Instructions for the task.
Go through the entries below and collect each line with the string "diagram" in it.

Materials provided.

..........

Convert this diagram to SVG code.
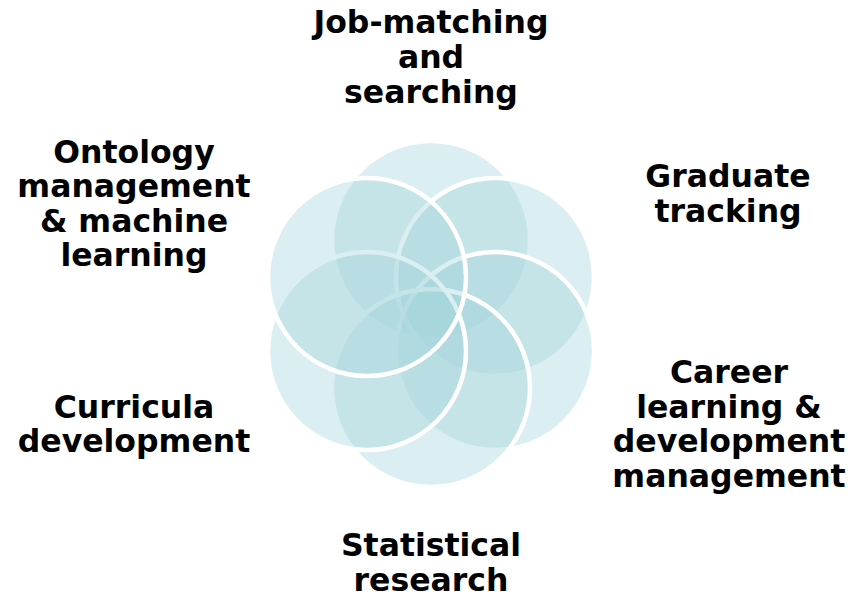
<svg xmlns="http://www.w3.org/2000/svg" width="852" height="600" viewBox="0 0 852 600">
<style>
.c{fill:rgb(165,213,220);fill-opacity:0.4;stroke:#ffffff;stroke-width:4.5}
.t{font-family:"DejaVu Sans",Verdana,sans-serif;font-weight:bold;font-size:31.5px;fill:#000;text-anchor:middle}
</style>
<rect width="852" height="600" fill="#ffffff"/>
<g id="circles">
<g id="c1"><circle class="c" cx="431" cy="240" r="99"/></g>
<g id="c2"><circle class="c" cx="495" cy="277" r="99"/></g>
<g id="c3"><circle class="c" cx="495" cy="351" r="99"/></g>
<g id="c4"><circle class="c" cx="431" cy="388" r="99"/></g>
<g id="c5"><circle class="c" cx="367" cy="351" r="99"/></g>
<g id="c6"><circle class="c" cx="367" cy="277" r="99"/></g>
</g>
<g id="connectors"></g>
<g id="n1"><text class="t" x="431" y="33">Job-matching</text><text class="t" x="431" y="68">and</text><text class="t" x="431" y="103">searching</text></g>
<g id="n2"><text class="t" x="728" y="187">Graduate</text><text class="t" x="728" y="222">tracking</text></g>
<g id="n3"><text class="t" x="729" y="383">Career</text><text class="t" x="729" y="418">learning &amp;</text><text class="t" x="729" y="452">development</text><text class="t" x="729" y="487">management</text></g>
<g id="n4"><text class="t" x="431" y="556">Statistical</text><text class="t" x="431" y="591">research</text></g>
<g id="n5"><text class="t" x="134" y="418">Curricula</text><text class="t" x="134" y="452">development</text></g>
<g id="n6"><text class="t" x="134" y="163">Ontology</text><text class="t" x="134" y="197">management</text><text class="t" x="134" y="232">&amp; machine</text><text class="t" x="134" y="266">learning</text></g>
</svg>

..........

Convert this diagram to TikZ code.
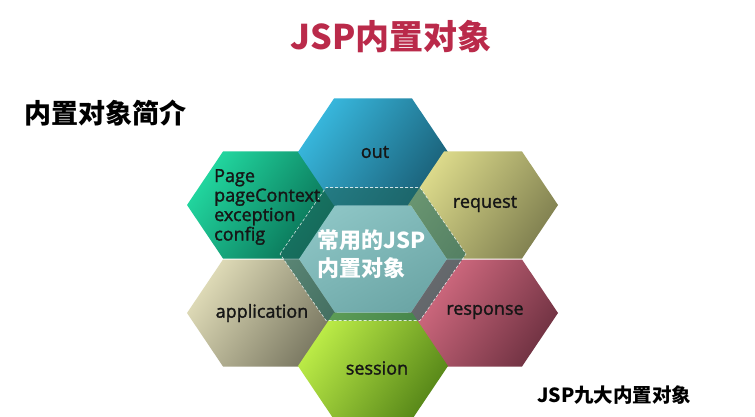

..........

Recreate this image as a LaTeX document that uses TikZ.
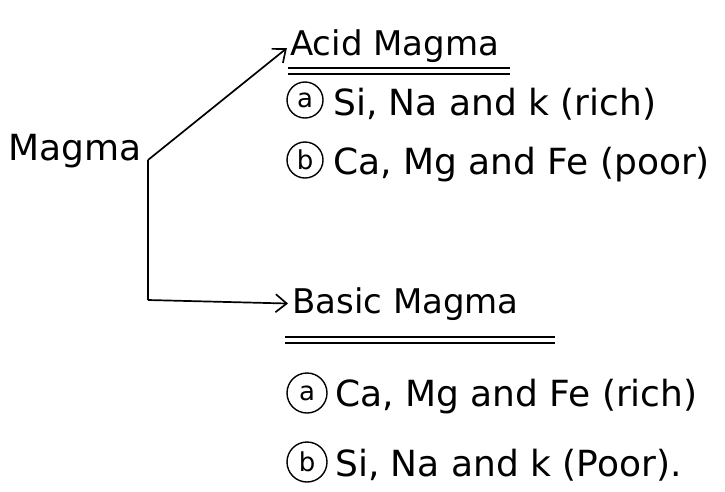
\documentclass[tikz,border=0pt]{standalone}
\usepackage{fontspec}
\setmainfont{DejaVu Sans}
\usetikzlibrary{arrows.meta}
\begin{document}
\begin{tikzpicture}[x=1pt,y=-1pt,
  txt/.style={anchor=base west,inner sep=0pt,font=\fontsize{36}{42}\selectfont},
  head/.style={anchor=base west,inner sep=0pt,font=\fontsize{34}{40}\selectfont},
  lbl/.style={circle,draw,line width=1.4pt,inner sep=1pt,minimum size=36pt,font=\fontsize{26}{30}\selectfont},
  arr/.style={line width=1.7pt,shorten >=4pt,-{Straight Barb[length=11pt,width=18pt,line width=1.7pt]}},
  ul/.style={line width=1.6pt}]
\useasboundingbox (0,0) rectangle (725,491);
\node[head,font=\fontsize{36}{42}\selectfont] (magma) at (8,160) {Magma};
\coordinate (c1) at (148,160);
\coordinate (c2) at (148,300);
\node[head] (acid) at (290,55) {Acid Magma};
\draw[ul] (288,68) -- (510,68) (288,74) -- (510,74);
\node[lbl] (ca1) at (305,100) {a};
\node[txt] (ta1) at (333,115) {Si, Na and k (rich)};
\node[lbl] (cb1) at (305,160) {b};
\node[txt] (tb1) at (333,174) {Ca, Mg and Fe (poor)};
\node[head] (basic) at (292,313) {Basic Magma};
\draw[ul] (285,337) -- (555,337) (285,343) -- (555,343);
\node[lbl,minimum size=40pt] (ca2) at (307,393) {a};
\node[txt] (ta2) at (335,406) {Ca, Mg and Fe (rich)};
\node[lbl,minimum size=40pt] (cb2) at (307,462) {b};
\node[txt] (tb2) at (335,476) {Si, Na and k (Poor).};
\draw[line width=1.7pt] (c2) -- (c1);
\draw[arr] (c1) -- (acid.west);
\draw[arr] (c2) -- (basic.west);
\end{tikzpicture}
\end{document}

..........

Reply to the exercise.
Convert this diagram to SVG code.
Convert this diagram to TikZ code.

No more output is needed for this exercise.